PRESIDENT Clinton's visit to the Pacific-Asian region is a strong beginning in a part of the world that offers more hope than any other for constructive change during his administration.
While Europe is constrained by old traditions and rivalries, and such areas as the Middle East are full of political quicksand for foreign policymakers, it is Asia that is in a ferment of economic and political change.
It is here that Mr. Clinton can make his mark, and with his visit to Japan and South Korea last week, he is off to a good start.
He accomplished at least six significant achievements for US-Asian relations:
1. By visiting Asia, his first foreign trip since his Vancouver summit with President Boris Yeltsin of Russia, he sent a strong, positive signal of US interest in, and attention to, that part of the world.
2. The signal included a convincing declaration of American commitment to keep military forces in the Asia-Pacific region.
To South Koreans, he said: "Our troops will stay here as long as the Korean people want and need us." To other Asian countries he said: "Peace depends upon deterrence ... our commitment to an active military presence remains."
Citing measures the American military has taken in Asia to offset the closing of its big bases in the Philippines, Clinton reassured: "These are not signs of disengagement. These are signs that America intends to stay." These were also signs many Asians were anxious to receive, beset as they are by unhappy memories of Japanese expansionism in the past and uncertainties about Chinese expansionism in the future.
3. Particularly striking was the resolve the president displayed to prevent North Korea from building nuclear weapons. "It is pointless," he said, "for them to try to develop nuclear weapons." Then he delivered a chilling warning: "If they ever use them, it would be the end of their country."
This resolve is particularly reassuring to such countries as South Korea and Japan, which are in the first line of fire from North Korea.
But it also relevant to countries that may be targeted by third countries to which North Korea is willing to sell its rocketry. Coming instantly to mind is Israel, easily hit by North Korean missiles sold to Iran.
4. In tandem with his trip, Clinton announced a relaxation of United States pressure on Vietnam.
By permitting the Vietnamese to wipe out their debt to the International Monetary Fund, the US gave the green light to the resumption of multilateral aid. Although the US embargo on trade and investment remains for the moment, this is another signal of constructive American involvement in Asia.
5. So, too, was the announcement of a "new Pacific community" built on "shared strength, shared prosperity, and a shared commitment to democratic values." Just what exactly Clinton intends has yet to be spelled out. But clearly a "regional security dialogue," perhaps leading to a pact or pacts, is part of the presidential vision.

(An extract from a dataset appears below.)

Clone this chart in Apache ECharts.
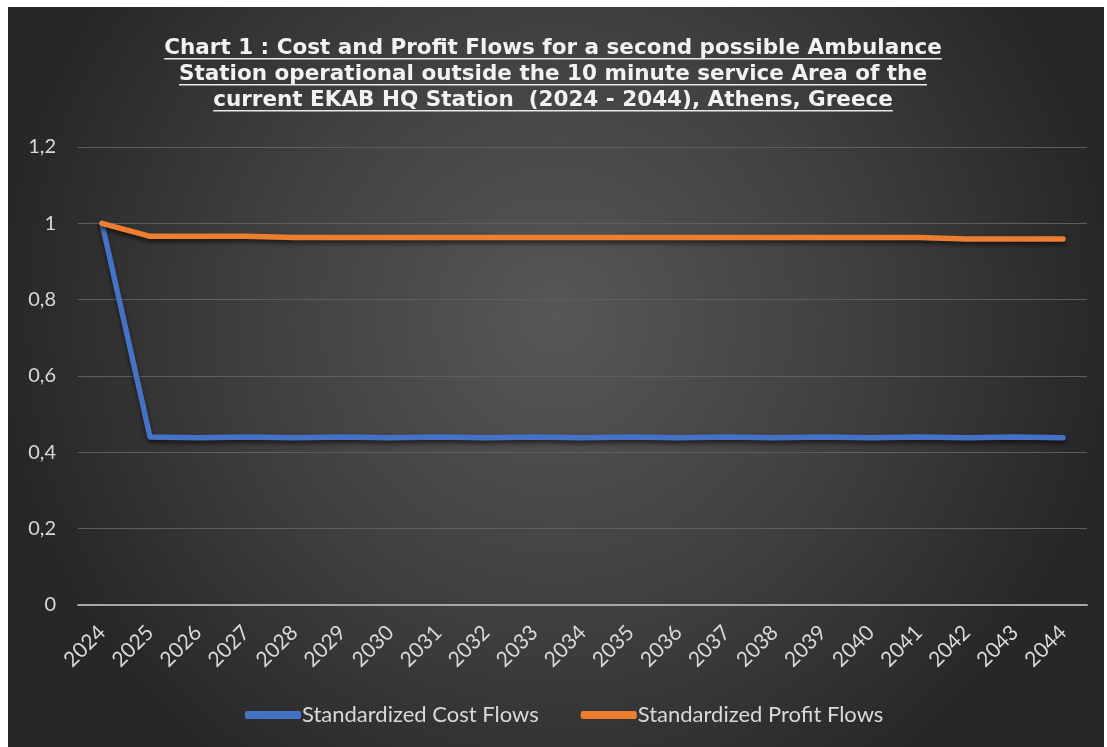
<!DOCTYPE html>
<html>
<head>
<meta charset="utf-8">
<script src="https://cdn.jsdelivr.net/npm/echarts@6/dist/echarts.min.js"></script>
<style>
html,body{margin:0;padding:0;background:#fff;width:1107px;height:747px;overflow:hidden;}
#chart{position:absolute;left:8px;top:7px;width:1096px;height:740px;}
</style>
</head>
<body>
<div id="chart"></div>
<script>
const years = ['2024','2025','2026','2027','2028','2029','2030','2031','2032','2033','2034','2035','2036','2037','2038','2039','2040','2041','2042','2043','2044'];
const costFlows = [1, 0.44, 0.438, 0.44, 0.438, 0.44, 0.438, 0.44, 0.438, 0.44, 0.438, 0.44, 0.438, 0.44, 0.438, 0.44, 0.438, 0.44, 0.438, 0.44, 0.438];
const profitFlows = [1, 0.966, 0.966, 0.966, 0.963, 0.963, 0.963, 0.963, 0.963, 0.963, 0.963, 0.963, 0.963, 0.963, 0.963, 0.963, 0.963, 0.963, 0.959, 0.959, 0.959];
const seriesNames = ['Standardized Cost Flows', 'Standardized Profit Flows'];
const titleLines = [
  'Chart 1 : Cost and Profit Flows for a second possible Ambulance',
  'Station operational outside the 10 minute service Area of the',
  'current EKAB HQ Station  (2024 - 2044), Athens, Greece'
];
const yTicks = [0, 0.2, 0.4, 0.6, 0.8, 1, 1.2];

const chart = echarts.init(document.getElementById('chart'));
const titleFont = 'bold 21.5px "DejaVu Sans"';
const titleCx = 545;
const titleY0 = 41;
const titleEls = [];
titleLines.forEach((t, i) => {
  const y = titleY0 + i * 26;
  titleEls.push({
    type: 'text', x: titleCx, y: y,
    style: { text: t, font: titleFont, fill: '#f2f2f2', textAlign: 'center', textVerticalAlign: 'middle' },
    z: 10
  });
});
const ctx = document.createElement('canvas').getContext('2d');
ctx.font = titleFont;
titleLines.forEach((t, i) => {
  const w = ctx.measureText(t).width;
  const y = titleY0 + i * 26 + 10;
  titleEls.push({ type: 'rect', shape: { x: titleCx - w / 2, y: y, width: w, height: 1.5 }, style: { fill: '#e8e8e8' }, z: 10 });
});

const option = {
  backgroundColor: {
    type: 'radial', x: 0.5, y: 0.42, r: 0.75,
    colorStops: [{offset: 0, color: '#575757'}, {offset: 0.55, color: '#3f3f3f'}, {offset: 1, color: '#272727'}]
  },
  graphic: titleEls,
  legend: {
    bottom: 16, left: 232,
    itemWidth: 56, itemHeight: 8, itemGap: 42,
    icon: 'roundRect',
    textStyle: { color: '#d9d9d9', fontSize: 22, fontFamily: 'Lato', padding: [0,0,0,-4] },
    data: seriesNames
  },
  grid: { left: 70, right: 17, top: 140, bottom: 142, containLabel: false },
  xAxis: {
    type: 'category', data: years, boundaryGap: true,
    axisLine: { lineStyle: { color: '#a6a6a6', width: 2 } },
    axisTick: { show: false },
    axisLabel: { color: '#d9d9d9', fontSize: 21, fontFamily: 'Lato', rotate: 45, margin: 24, interval: 0 }
  },
  yAxis: {
    type: 'value', min: 0, max: 1.2, interval: 0.2,
    axisLine: { show: false }, axisTick: { show: false },
    axisLabel: { color: '#d9d9d9', fontSize: 20, fontFamily: 'Lato', margin: 22,
      formatter: v => { const t = yTicks.find(x => Math.abs(x - v) < 1e-9); return String(Math.round((t === undefined ? v : t) * 10) / 10).replace('.', ','); } },
    splitLine: { lineStyle: { color: '#5e5e5e', width: 1 } }
  },
  series: [
    { name: seriesNames[0], type: 'line', data: costFlows, symbol: 'none', color: '#4472C4',
      lineStyle: { width: 5.5, color: '#4472C4', cap: 'round', join: 'round', shadowColor: 'rgba(0,0,0,0.6)', shadowBlur: 4, shadowOffsetY: 3 } },
    { name: seriesNames[1], type: 'line', data: profitFlows, symbol: 'none', color: '#ED7D31',
      lineStyle: { width: 5.5, color: '#ED7D31', cap: 'round', join: 'round', shadowColor: 'rgba(0,0,0,0.6)', shadowBlur: 4, shadowOffsetY: 3 } }
  ],
  animation: false
};
chart.setOption(option);
</script>
</body>
</html>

Clinton was emphatic that such a move would be no pretext for US withdrawal, but a supplement to existing alliances and the American military presence in Asia and the Pacific. Time and again he reassured Asians that America's global leadership is not waning, "as some in America fear," but that America's global leadership has "never been a more indispensable or a more worthwhile investment for us."

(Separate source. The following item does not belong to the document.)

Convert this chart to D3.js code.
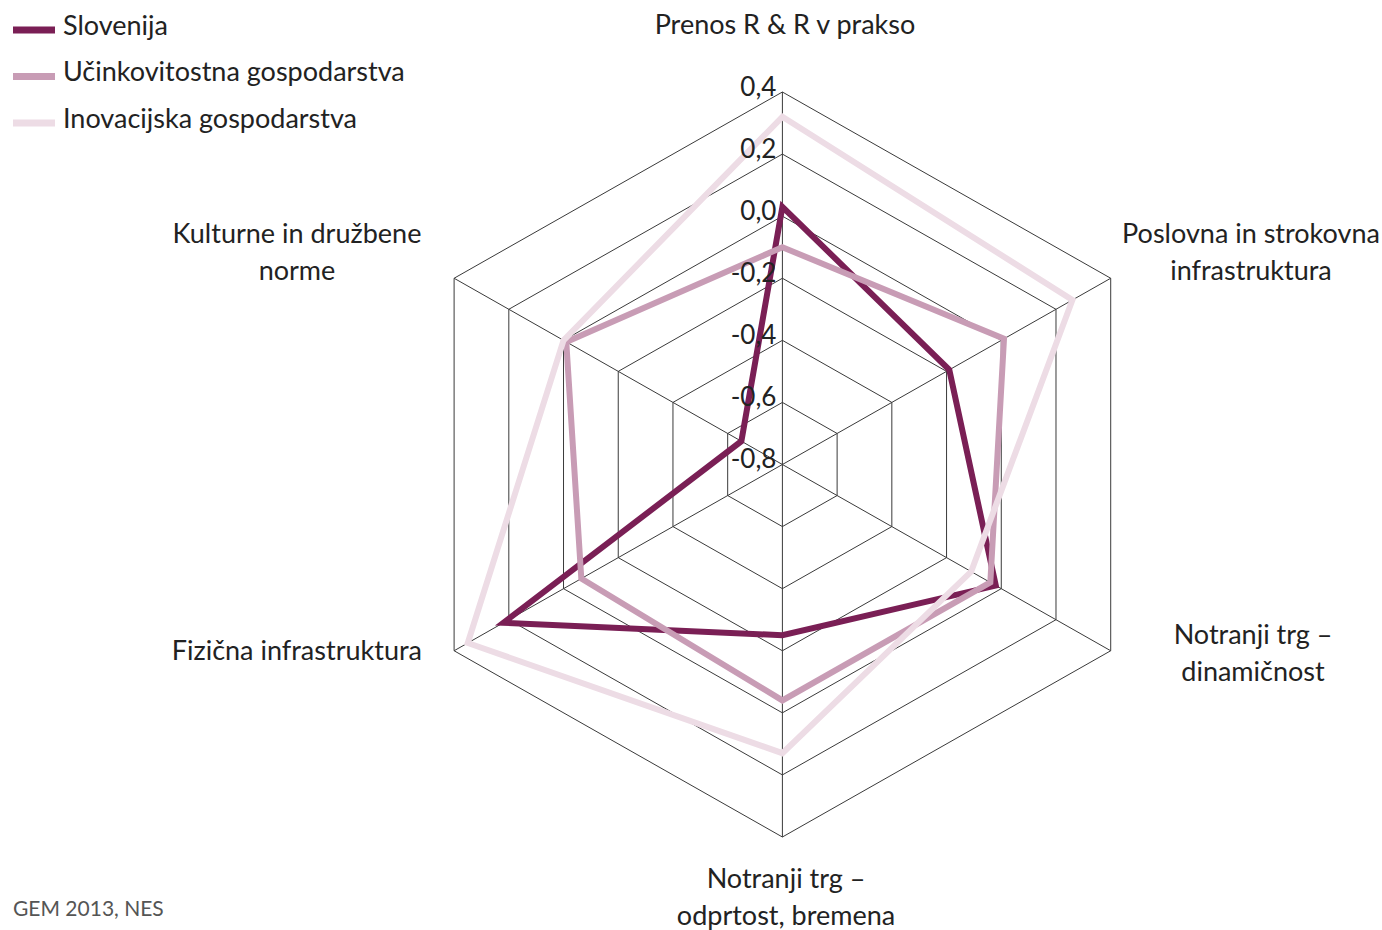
<!DOCTYPE html>
<html>
<head lang="sl">
  <meta charset="UTF-8">
  <title>Radar - GEM 2013</title>
  <script src="https://cdn.jsdelivr.net/npm/d3@7"></script>
  <style>
    body { margin: 0; background: #fff; }
    text { font-family: Lato, "Open Sans", sans-serif; fill: #222; }
  </style>
</head>
<body>
  <script type="text/javascript">
    // axes clockwise from the top
    var axes = [
      ['Prenos R & R v prakso'],
      ['Poslovna in strokovna', 'infrastruktura'],
      ['Notranji trg \u2013', 'dinami\u010dnost'],
      ['Notranji trg \u2013', 'odprtost, bremena'],
      ['Fizi\u010dna infrastruktura'],
      ['Kulturne in dru\u017ebene', 'norme']
    ];
    var seriesNames = ['Slovenija', 'U\u010dinkovitostna gospodarstva', 'Inovacijska gospodarstva'];
    var slovenija = [0.03, -0.19, -0.02, -0.25, 0.22, -0.65];
    var ucinkovitostna = [-0.10, 0.01, -0.04, -0.04, -0.065, -0.01];
    var inovacijska = [0.32, 0.26, -0.11, 0.13, 0.35, 0.0];
    var ticks = [-0.8, -0.6, -0.4, -0.2, 0.0, 0.2, 0.4];
    var colors = ['#7a1f55', '#c89cb5', '#eddce5'];

    var W = 1382, H = 930;
    var cx = 782.4, cy = 464.5, R = 372.5, sx = 1.0177;

    var svg = d3.select('body').append('svg')
        .attr('width', W)
        .attr('height', H);

    var r = d3.scaleLinear().domain([-0.8, 0.4]).range([0, R]);

    function pt(i, v) {
      var a = i * Math.PI / 3;
      var d = r(v);
      return [cx + sx * d * Math.sin(a), cy - d * Math.cos(a)];
    }

    // grid rings
    var line = d3.line();
    svg.append('g').selectAll('path')
        .data(ticks.slice(1))
        .enter().append('path')
        .attr('d', function (t) {
          return line(axes.map(function (a, i) { return pt(i, t); })) + 'Z';
        })
        .attr('fill', 'none')
        .attr('stroke', '#3a3a3a')
        .attr('stroke-width', 1);

    // spokes
    svg.append('g').selectAll('line')
        .data(axes)
        .enter().append('line')
        .attr('x1', cx).attr('y1', cy)
        .attr('x2', function (a, i) { return pt(i, 0.4)[0]; })
        .attr('y2', function (a, i) { return pt(i, 0.4)[1]; })
        .attr('stroke', '#3a3a3a')
        .attr('stroke-width', 1);

    // series
    var allSeries = [slovenija, ucinkovitostna, inovacijska];
    svg.append('g').selectAll('path')
        .data(allSeries)
        .enter().append('path')
        .attr('d', function (s) {
          return line(s.map(function (v, i) { return pt(i, v); })) + 'Z';
        })
        .attr('fill', 'none')
        .attr('stroke', function (s, i) { return colors[i]; })
        .attr('stroke-width', 6)
        .attr('stroke-linejoin', 'miter');

    // tick labels
    svg.append('g').selectAll('text')
        .data(ticks)
        .enter().append('text')
        .attr('x', cx - 6)
        .attr('y', function (t) { return pt(0, t)[1] - 3; })
        .attr('text-anchor', 'end')
        .attr('dominant-baseline', 'middle')
        .style('font-size', '26px')
        .text(function (t) { return d3.format('.1f')(t).replace('.', ',').replace('\u2212', '-'); });

    // axis labels
    var labelPos = [
      {x: 785, y: 27, anchor: 'middle'},
      {x: 1251, y: 236, anchor: 'middle'},
      {x: 1253, y: 637, anchor: 'middle'},
      {x: 786, y: 881, anchor: 'middle'},
      {x: 422, y: 653, anchor: 'end'},
      {x: 297, y: 236, anchor: 'middle'}
    ];
    axes.forEach(function (a, i) {
      var p = labelPos[i];
      var t = svg.append('text')
          .attr('x', p.x)
          .attr('y', p.y)
          .attr('text-anchor', p.anchor)
          .attr('dominant-baseline', 'middle')
          .style('font-size', '27px');
      a.forEach(function (s, j) {
        t.append('tspan')
            .attr('x', p.x)
            .attr('dy', j === 0 ? 0 : 37)
            .text(s);
      });
    });

    // legend
    var legend = svg.append('g').selectAll('g')
        .data(seriesNames)
        .enter().append('g')
        .attr('transform', function (d, i) { return 'translate(13,' + (30 + i * 46.5) + ')'; });
    legend.append('line')
        .attr('x1', 0).attr('x2', 42)
        .attr('y1', 0).attr('y2', 0)
        .attr('stroke', function (d, i) { return colors[i]; })
        .attr('stroke-width', 7);
    legend.append('text')
        .attr('x', 50)
        .attr('y', -2)
        .attr('dominant-baseline', 'middle')
        .style('font-size', '27px')
        .text(function (d) { return d; });

    // source
    svg.append('text')
        .attr('x', 13)
        .attr('y', 911)
        .attr('dominant-baseline', 'middle')
        .style('font-size', '21px')
        .style('fill', '#555')
        .text('GEM 2013, NES');
  </script>
</body>
</html>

6. Finally, he underscored US commitment to the spread of democracy throughout the Asian Pacific. "Democracies," he said, "make better neighbors. They do not wage war on each other, practice terrorism, generate refugees, or traffic in drugs and outlawed weapons."
Some of the non-democracies the president must have had in mind as targets are North Korea, China, Vietnam, Laos and Burma.
But whatever their respective ideologies, few nations in Asia and the Pacific could have failed to take note of Clinton's striking declaration of involvement in the region.